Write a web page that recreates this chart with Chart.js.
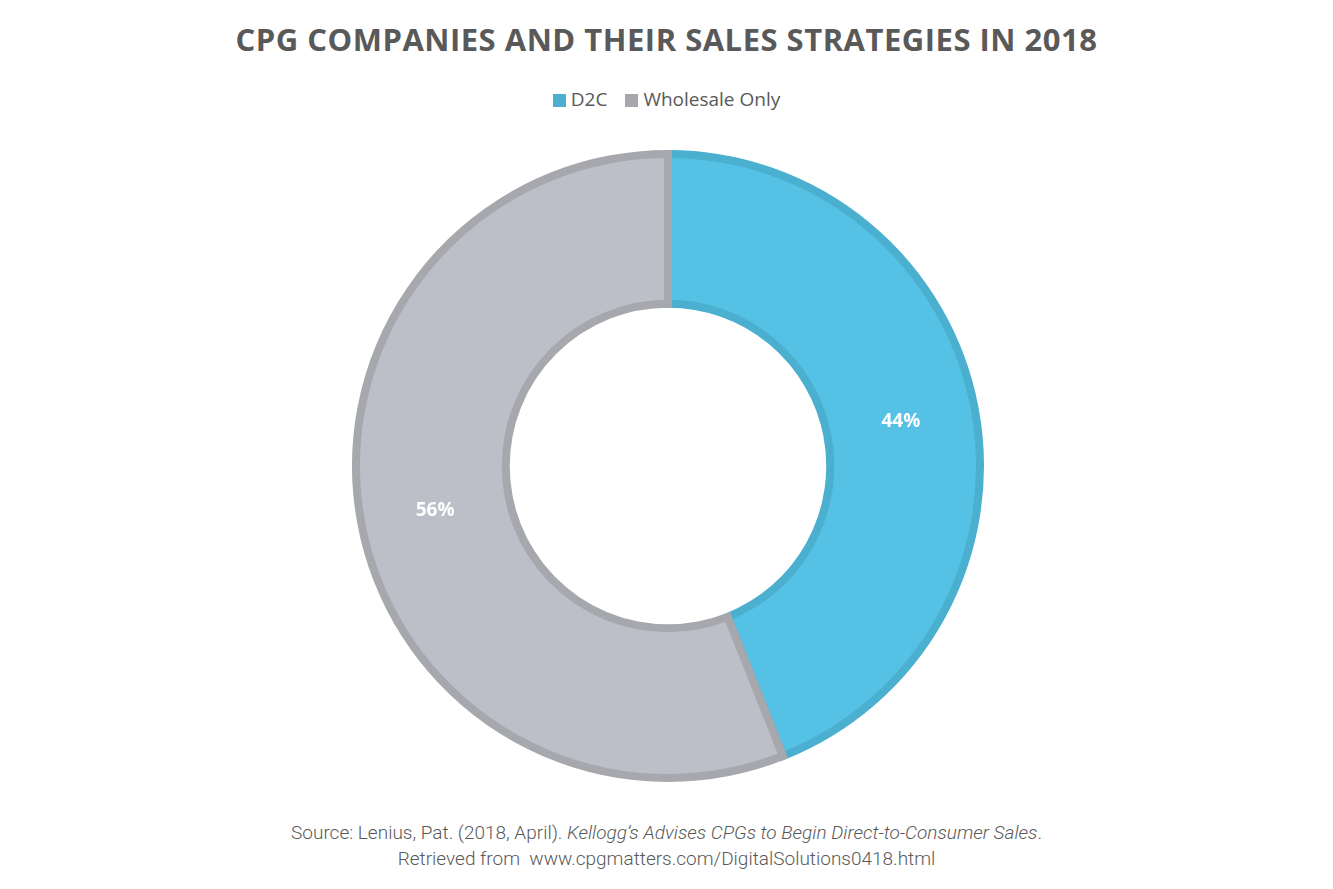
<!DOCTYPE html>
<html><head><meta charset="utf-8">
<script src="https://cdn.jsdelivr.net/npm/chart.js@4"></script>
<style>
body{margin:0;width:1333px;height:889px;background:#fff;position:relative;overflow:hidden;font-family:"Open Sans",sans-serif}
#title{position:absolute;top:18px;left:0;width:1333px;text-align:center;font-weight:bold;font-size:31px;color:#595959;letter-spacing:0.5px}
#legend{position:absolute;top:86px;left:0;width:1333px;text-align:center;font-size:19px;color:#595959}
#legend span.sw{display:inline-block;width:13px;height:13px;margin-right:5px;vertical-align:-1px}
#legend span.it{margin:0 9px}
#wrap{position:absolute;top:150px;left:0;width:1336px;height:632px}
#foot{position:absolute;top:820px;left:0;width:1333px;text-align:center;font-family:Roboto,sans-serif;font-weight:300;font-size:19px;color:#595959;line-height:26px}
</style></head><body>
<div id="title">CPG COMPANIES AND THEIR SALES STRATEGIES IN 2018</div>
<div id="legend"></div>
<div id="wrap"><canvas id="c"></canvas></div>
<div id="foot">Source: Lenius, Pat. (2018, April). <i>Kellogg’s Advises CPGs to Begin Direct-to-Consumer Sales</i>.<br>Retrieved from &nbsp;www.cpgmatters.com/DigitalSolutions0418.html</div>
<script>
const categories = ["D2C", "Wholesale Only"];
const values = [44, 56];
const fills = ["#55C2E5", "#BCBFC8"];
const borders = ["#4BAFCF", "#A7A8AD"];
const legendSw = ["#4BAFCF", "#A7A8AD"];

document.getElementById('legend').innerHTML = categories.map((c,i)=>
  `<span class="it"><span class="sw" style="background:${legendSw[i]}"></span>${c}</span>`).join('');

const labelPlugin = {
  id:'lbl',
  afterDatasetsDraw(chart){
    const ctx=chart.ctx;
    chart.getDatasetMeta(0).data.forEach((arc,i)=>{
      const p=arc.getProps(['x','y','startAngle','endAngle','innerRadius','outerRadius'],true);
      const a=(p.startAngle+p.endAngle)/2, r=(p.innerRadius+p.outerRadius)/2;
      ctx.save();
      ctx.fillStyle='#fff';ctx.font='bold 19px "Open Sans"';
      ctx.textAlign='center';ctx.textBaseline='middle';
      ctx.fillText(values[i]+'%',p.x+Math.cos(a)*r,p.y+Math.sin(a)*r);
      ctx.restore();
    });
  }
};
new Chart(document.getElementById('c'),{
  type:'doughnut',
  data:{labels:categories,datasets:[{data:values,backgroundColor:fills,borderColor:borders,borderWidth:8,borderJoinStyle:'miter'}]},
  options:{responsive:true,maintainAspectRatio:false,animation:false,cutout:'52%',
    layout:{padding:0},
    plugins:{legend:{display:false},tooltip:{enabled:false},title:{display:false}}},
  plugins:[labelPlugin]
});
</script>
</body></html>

--

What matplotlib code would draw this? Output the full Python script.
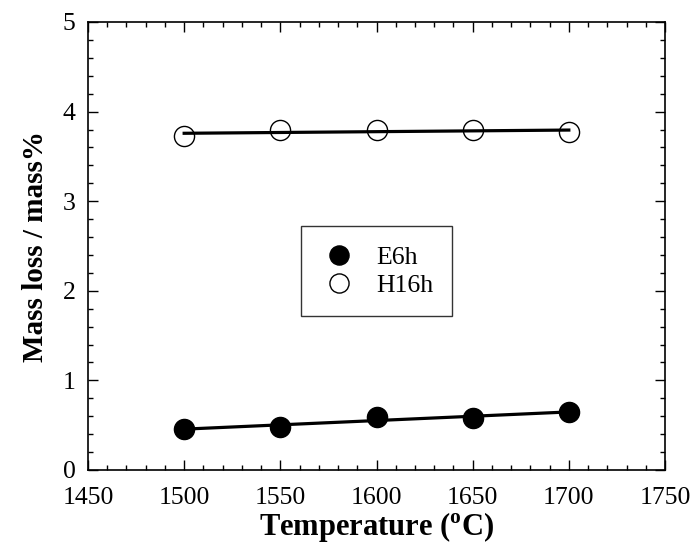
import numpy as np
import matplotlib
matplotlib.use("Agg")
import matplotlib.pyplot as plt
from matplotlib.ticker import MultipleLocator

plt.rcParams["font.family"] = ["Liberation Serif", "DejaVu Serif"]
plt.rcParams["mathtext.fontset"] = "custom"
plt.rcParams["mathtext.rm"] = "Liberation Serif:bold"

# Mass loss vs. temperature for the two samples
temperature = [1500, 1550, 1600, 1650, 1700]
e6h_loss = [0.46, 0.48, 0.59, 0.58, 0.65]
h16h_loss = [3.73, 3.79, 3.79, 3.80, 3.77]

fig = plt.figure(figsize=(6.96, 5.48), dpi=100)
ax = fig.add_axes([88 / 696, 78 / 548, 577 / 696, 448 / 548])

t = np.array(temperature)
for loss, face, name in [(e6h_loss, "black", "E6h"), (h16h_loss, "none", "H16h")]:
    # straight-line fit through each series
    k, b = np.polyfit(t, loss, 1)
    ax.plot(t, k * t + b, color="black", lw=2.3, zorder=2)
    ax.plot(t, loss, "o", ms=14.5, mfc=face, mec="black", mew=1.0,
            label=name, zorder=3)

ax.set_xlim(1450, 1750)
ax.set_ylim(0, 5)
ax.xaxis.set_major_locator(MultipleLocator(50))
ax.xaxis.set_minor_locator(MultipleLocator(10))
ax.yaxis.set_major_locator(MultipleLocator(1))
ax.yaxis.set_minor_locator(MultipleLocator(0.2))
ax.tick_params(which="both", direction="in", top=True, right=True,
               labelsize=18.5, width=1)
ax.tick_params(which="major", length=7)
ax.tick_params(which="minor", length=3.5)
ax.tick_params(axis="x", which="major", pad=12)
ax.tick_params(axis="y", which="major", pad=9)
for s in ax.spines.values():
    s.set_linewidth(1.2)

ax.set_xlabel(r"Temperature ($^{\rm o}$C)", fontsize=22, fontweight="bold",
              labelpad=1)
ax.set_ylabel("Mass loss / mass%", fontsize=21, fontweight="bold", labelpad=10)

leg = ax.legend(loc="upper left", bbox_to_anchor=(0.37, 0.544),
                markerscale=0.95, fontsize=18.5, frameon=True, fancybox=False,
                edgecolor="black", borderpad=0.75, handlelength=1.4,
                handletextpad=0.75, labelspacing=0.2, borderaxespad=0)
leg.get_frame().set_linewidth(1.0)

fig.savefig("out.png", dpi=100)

Exercise task — Return the material from the line containing "What matplotlib code" through the line containing "ax = fig.add_axes([88", exactly and in full, but without its pictures.

Response —
What matplotlib code would draw this? Output the full Python script.
import numpy as np
import matplotlib
matplotlib.use("Agg")
import matplotlib.pyplot as plt
from matplotlib.ticker import MultipleLocator

plt.rcParams["font.family"] = ["Liberation Serif", "DejaVu Serif"]
plt.rcParams["mathtext.fontset"] = "custom"
plt.rcParams["mathtext.rm"] = "Liberation Serif:bold"

# Mass loss vs. temperature for the two samples
temperature = [1500, 1550, 1600, 1650, 1700]
e6h_loss = [0.46, 0.48, 0.59, 0.58, 0.65]
h16h_loss = [3.73, 3.79, 3.79, 3.80, 3.77]

fig = plt.figure(figsize=(6.96, 5.48), dpi=100)
ax = fig.add_axes([88 / 696, 78 / 548, 577 / 696, 448 / 548])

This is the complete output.